WHAT NEEDS TO BE DONE » Extract all data as written.

PROVIDED MATERIAL »
________________

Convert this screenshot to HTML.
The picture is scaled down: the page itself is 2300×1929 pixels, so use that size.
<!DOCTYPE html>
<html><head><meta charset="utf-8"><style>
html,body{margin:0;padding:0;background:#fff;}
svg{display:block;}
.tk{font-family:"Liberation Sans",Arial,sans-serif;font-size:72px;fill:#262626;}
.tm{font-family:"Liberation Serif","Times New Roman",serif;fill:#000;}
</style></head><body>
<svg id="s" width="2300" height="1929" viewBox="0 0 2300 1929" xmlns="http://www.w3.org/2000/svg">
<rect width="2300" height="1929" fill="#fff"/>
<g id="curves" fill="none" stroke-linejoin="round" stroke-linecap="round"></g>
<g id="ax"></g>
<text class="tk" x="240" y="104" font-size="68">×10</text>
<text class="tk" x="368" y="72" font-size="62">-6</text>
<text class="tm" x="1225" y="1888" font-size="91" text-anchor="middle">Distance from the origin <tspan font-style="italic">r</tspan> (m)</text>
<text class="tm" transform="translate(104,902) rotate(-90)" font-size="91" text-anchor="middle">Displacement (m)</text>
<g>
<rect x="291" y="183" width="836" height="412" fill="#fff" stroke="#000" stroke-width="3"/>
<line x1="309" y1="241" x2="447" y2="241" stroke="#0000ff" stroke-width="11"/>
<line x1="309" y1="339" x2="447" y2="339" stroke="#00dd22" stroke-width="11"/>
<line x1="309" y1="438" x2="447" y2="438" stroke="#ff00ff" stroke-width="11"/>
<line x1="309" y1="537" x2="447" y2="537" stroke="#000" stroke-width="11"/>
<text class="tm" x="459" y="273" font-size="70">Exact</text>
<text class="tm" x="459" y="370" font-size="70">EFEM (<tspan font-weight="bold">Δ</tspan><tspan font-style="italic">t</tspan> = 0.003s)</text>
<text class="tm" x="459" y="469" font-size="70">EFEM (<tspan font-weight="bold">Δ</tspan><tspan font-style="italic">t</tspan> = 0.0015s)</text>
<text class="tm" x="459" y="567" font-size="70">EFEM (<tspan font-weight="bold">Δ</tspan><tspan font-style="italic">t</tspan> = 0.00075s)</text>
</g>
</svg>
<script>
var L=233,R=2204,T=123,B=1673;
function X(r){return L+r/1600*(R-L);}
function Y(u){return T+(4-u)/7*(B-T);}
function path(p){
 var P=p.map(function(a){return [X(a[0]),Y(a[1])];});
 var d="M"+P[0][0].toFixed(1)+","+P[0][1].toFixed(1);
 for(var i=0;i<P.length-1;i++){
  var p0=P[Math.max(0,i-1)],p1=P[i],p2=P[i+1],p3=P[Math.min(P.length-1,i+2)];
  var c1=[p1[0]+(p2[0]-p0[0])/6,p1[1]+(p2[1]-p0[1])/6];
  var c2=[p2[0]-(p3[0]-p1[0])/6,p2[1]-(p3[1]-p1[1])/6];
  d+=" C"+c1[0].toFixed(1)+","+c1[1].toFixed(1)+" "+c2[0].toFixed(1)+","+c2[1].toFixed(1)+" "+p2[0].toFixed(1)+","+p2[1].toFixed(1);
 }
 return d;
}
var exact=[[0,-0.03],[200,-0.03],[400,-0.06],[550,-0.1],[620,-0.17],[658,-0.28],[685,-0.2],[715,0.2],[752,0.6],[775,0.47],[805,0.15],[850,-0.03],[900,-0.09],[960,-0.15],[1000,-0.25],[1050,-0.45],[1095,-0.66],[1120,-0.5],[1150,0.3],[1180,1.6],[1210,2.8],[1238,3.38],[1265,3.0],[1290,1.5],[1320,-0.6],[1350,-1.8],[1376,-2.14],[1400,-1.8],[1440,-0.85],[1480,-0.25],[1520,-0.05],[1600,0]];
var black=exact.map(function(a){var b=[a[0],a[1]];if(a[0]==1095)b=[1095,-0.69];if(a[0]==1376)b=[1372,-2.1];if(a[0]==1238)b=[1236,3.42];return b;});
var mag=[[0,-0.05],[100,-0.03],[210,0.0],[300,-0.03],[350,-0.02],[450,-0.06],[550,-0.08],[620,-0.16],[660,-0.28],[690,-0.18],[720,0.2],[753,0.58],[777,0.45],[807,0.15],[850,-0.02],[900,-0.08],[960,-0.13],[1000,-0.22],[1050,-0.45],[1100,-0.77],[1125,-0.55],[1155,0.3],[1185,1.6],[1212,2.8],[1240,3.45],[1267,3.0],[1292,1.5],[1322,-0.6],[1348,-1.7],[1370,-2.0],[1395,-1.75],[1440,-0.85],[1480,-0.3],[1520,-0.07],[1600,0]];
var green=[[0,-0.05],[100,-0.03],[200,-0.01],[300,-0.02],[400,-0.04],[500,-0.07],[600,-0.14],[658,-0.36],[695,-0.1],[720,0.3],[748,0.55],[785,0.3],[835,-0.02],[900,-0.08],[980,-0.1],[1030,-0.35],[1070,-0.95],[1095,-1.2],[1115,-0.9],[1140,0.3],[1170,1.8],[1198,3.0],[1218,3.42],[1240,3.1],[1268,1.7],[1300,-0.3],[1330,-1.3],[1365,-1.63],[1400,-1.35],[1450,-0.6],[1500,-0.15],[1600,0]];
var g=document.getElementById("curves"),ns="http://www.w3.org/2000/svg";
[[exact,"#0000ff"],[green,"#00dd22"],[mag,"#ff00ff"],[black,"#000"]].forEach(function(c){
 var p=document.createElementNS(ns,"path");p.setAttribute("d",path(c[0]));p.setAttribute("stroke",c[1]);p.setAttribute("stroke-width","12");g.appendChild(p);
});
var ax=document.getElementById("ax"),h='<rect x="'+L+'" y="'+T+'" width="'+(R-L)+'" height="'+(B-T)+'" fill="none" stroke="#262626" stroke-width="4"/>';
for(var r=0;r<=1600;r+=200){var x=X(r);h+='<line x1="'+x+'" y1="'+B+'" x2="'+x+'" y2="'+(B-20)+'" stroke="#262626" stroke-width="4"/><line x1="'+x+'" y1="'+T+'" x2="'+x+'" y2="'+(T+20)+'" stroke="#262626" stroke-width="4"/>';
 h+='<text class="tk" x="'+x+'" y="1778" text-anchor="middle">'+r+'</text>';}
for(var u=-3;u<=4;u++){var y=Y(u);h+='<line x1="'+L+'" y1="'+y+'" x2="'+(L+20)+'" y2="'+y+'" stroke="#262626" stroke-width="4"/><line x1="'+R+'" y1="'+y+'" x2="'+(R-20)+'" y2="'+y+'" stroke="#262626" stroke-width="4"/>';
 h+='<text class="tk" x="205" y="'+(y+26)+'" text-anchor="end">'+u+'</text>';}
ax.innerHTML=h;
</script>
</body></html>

________________

RESULT »
Convert this screenshot to HTML.
The picture is scaled down: the page itself is 2300×1929 pixels, so use that size.
<!DOCTYPE html>
<html><head><meta charset="utf-8"><style>
html,body{margin:0;padding:0;background:#fff;}
svg{display:block;}
.tk{font-family:"Liberation Sans",Arial,sans-serif;font-size:72px;fill:#262626;}
.tm{font-family:"Liberation Serif","Times New Roman",serif;fill:#000;}
</style></head><body>
<svg id="s" width="2300" height="1929" viewBox="0 0 2300 1929" xmlns="http://www.w3.org/2000/svg">
<rect width="2300" height="1929" fill="#fff"/>
<g id="curves" fill="none" stroke-linejoin="round" stroke-linecap="round"></g>
<g id="ax"></g>
<text class="tk" x="240" y="104" font-size="68">×10</text>
<text class="tk" x="368" y="72" font-size="62">-6</text>
<text class="tm" x="1225" y="1888" font-size="91" text-anchor="middle">Distance from the origin <tspan font-style="italic">r</tspan> (m)</text>
<text class="tm" transform="translate(104,902) rotate(-90)" font-size="91" text-anchor="middle">Displacement (m)</text>
<g>
<rect x="291" y="183" width="836" height="412" fill="#fff" stroke="#000" stroke-width="3"/>
<line x1="309" y1="241" x2="447" y2="241" stroke="#0000ff" stroke-width="11"/>
<line x1="309" y1="339" x2="447" y2="339" stroke="#00dd22" stroke-width="11"/>
<line x1="309" y1="438" x2="447" y2="438" stroke="#ff00ff" stroke-width="11"/>
<line x1="309" y1="537" x2="447" y2="537" stroke="#000" stroke-width="11"/>
<text class="tm" x="459" y="273" font-size="70">Exact</text>
<text class="tm" x="459" y="370" font-size="70">EFEM (<tspan font-weight="bold">Δ</tspan><tspan font-style="italic">t</tspan> = 0.003s)</text>
<text class="tm" x="459" y="469" font-size="70">EFEM (<tspan font-weight="bold">Δ</tspan><tspan font-style="italic">t</tspan> = 0.0015s)</text>
<text class="tm" x="459" y="567" font-size="70">EFEM (<tspan font-weight="bold">Δ</tspan><tspan font-style="italic">t</tspan> = 0.00075s)</text>
</g>
</svg>
<script>
var L=233,R=2204,T=123,B=1673;
function X(r){return L+r/1600*(R-L);}
function Y(u){return T+(4-u)/7*(B-T);}
function path(p){
 var P=p.map(function(a){return [X(a[0]),Y(a[1])];});
 var d="M"+P[0][0].toFixed(1)+","+P[0][1].toFixed(1);
 for(var i=0;i<P.length-1;i++){
  var p0=P[Math.max(0,i-1)],p1=P[i],p2=P[i+1],p3=P[Math.min(P.length-1,i+2)];
  var c1=[p1[0]+(p2[0]-p0[0])/6,p1[1]+(p2[1]-p0[1])/6];
  var c2=[p2[0]-(p3[0]-p1[0])/6,p2[1]-(p3[1]-p1[1])/6];
  d+=" C"+c1[0].toFixed(1)+","+c1[1].toFixed(1)+" "+c2[0].toFixed(1)+","+c2[1].toFixed(1)+" "+p2[0].toFixed(1)+","+p2[1].toFixed(1);
 }
 return d;
}
var exact=[[0,-0.03],[200,-0.03],[400,-0.06],[550,-0.1],[620,-0.17],[658,-0.28],[685,-0.2],[715,0.2],[752,0.6],[775,0.47],[805,0.15],[850,-0.03],[900,-0.09],[960,-0.15],[1000,-0.25],[1050,-0.45],[1095,-0.66],[1120,-0.5],[1150,0.3],[1180,1.6],[1210,2.8],[1238,3.38],[1265,3.0],[1290,1.5],[1320,-0.6],[1350,-1.8],[1376,-2.14],[1400,-1.8],[1440,-0.85],[1480,-0.25],[1520,-0.05],[1600,0]];
var black=exact.map(function(a){var b=[a[0],a[1]];if(a[0]==1095)b=[1095,-0.69];if(a[0]==1376)b=[1372,-2.1];if(a[0]==1238)b=[1236,3.42];return b;});
var mag=[[0,-0.05],[100,-0.03],[210,0.0],[300,-0.03],[350,-0.02],[450,-0.06],[550,-0.08],[620,-0.16],[660,-0.28],[690,-0.18],[720,0.2],[753,0.58],[777,0.45],[807,0.15],[850,-0.02],[900,-0.08],[960,-0.13],[1000,-0.22],[1050,-0.45],[1100,-0.77],[1125,-0.55],[1155,0.3],[1185,1.6],[1212,2.8],[1240,3.45],[1267,3.0],[1292,1.5],[1322,-0.6],[1348,-1.7],[1370,-2.0],[1395,-1.75],[1440,-0.85],[1480,-0.3],[1520,-0.07],[1600,0]];
var green=[[0,-0.05],[100,-0.03],[200,-0.01],[300,-0.02],[400,-0.04],[500,-0.07],[600,-0.14],[658,-0.36],[695,-0.1],[720,0.3],[748,0.55],[785,0.3],[835,-0.02],[900,-0.08],[980,-0.1],[1030,-0.35],[1070,-0.95],[1095,-1.2],[1115,-0.9],[1140,0.3],[1170,1.8],[1198,3.0],[1218,3.42],[1240,3.1],[1268,1.7],[1300,-0.3],[1330,-1.3],[1365,-1.63],[1400,-1.35],[1450,-0.6],[1500,-0.15],[1600,0]];
var g=document.getElementById("curves"),ns="http://www.w3.org/2000/svg";
[[exact,"#0000ff"],[green,"#00dd22"],[mag,"#ff00ff"],[black,"#000"]].forEach(function(c){
 var p=document.createElementNS(ns,"path");p.setAttribute("d",path(c[0]));p.setAttribute("stroke",c[1]);p.setAttribute("stroke-width","12");g.appendChild(p);
});
var ax=document.getElementById("ax"),h='<rect x="'+L+'" y="'+T+'" width="'+(R-L)+'" height="'+(B-T)+'" fill="none" stroke="#262626" stroke-width="4"/>';
for(var r=0;r<=1600;r+=200){var x=X(r);h+='<line x1="'+x+'" y1="'+B+'" x2="'+x+'" y2="'+(B-20)+'" stroke="#262626" stroke-width="4"/><line x1="'+x+'" y1="'+T+'" x2="'+x+'" y2="'+(T+20)+'" stroke="#262626" stroke-width="4"/>';
 h+='<text class="tk" x="'+x+'" y="1778" text-anchor="middle">'+r+'</text>';}
for(var u=-3;u<=4;u++){var y=Y(u);h+='<line x1="'+L+'" y1="'+y+'" x2="'+(L+20)+'" y2="'+y+'" stroke="#262626" stroke-width="4"/><line x1="'+R+'" y1="'+y+'" x2="'+(R-20)+'" y2="'+y+'" stroke="#262626" stroke-width="4"/>';
 h+='<text class="tk" x="205" y="'+(y+26)+'" text-anchor="end">'+u+'</text>';}
ax.innerHTML=h;
</script>
</body></html>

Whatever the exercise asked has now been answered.